Is there a better solution? I think I may have found one.
We can make use of the typeid() operator along with some templates to bypass runtime polymorphism altogether and obtain something as extensible and neat-looking as the fruit examples without the hassle of constant memory reallocation and virtual method calls.
For those like me, who originally had no idea what typeid() does: It maps types and variables to std::type_info at compile time, giving you the ability to extract type name or compare types of different variables at runtime. There's however a small catch — std::type_info is not CopyConstructible, so you can't move it around too much. For this, you can use std::type_index which retains all its properties while being CopyConstructible. More information here.
Let's start over with parameter structs in a namespace. Except now, have every parameter declare its data structure type.
struct FirstParamData { /* ... */ };
struct SecondParamData { /* ... */ };
struct ThirdParamData { /* ... */ };namespace params {
struct ParamBase {}; struct First: ParamBase { using data_type = FirstParamData; };
struct Second: ParamBase { using data_type = SecondParamData; };
struct Third: ParamBase { using data_type = ThirdParamData; };
}
Then, create a templated helper method, which copies given memory into a parameter-specific structure, but only if the type assertion is correct.
// `data` must point to 32 bytes of memory
template<typename ParamType,
typename TargetType = typename ParamType::data_type>
void read_param_helper(std::type_index param,
TargetType& target,
const void* data) {
if (param != typeid(ParamType)) return;
target = *(TargetType*) data;
}Its usage in the original read method is then rather simple and elegant.
FirstParamData data1;
SecondParamData data2;
ThirdParamData data3;// This method gets called when data arrives.
// `data` must point to 32 bytes of memory
void read_param_data(std::type_index param, const void* input) {
read_param_helper<param::First>(param, data1, input);
read_param_helper<param::Second>(param, data2, input);
read_param_helper<param::Third>(param, data3, input);
}
This is method is going to be slightly more complex than the original enum-based one due to all the helper method invocations (in the original, only one branch of switch was called). However, if you are using a modern compiler, it's not going to matter as it will be optimized away at -O3. And there's going to be no ugly memory footprint or virtual calls like in the previous attempt.
If a new version with more parameters comes along, we can safely extend the param namespace from another library, link it with the original library and nothing should break.
Also, we get an added benefit of compile-time type checking.
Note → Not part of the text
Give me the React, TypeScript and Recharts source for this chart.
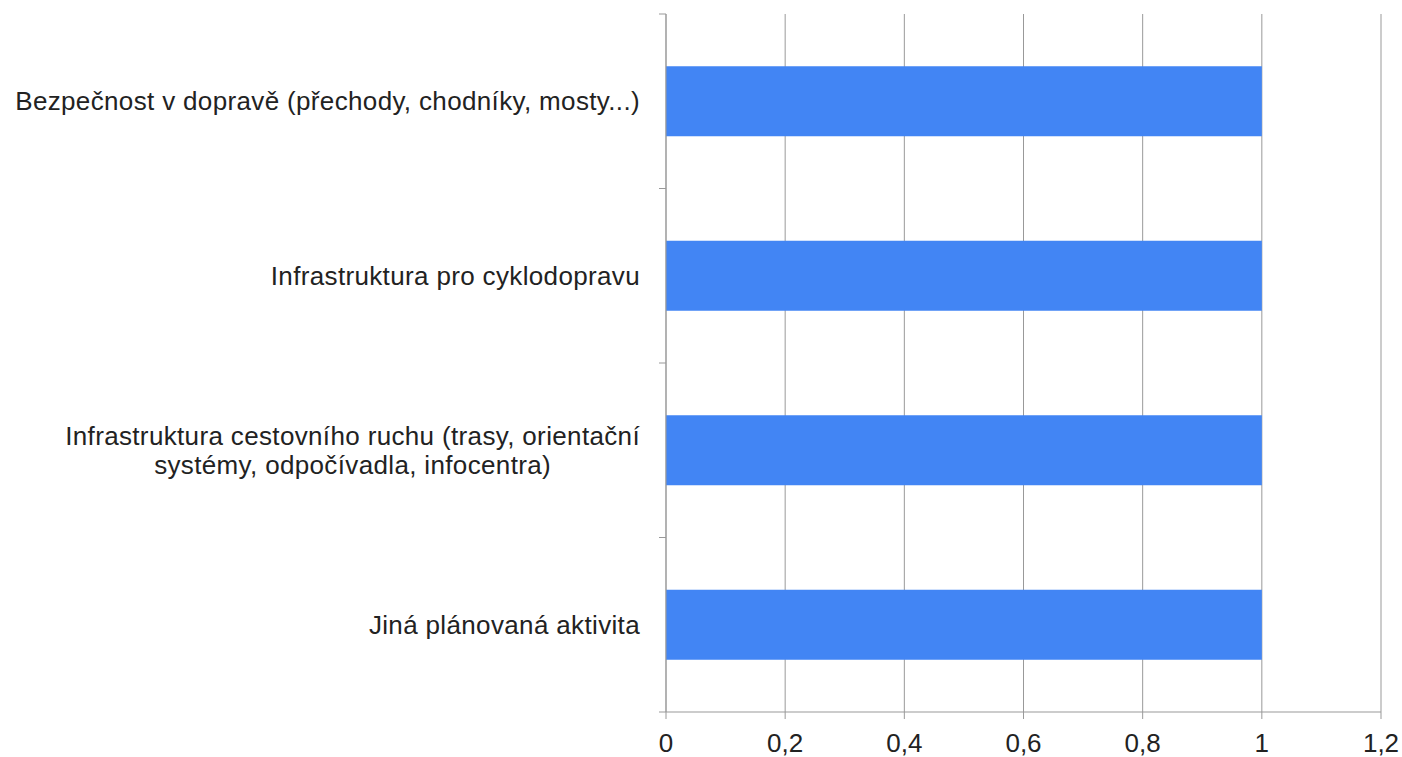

This is something we would not get in the original enum-based system or in the first ugly attempt at polymorphic solution.
// Compiles:
FirstParamData data1;
read_param_helper<param::First>(param, data1, input);// Does not compile – converting FirstParamData to SecondParamData:
SecondParamData data2;
read_param_helper<param::First>(param, data2, input);
And lastly, we can avoid structure names like FirstParamData entirely by using the using statement in declarations.
param::First::data_type data1;This way, if we later decide to substitute FirstParamData for some other structure, we can do it in one place, and the rest of the code adapts automatically.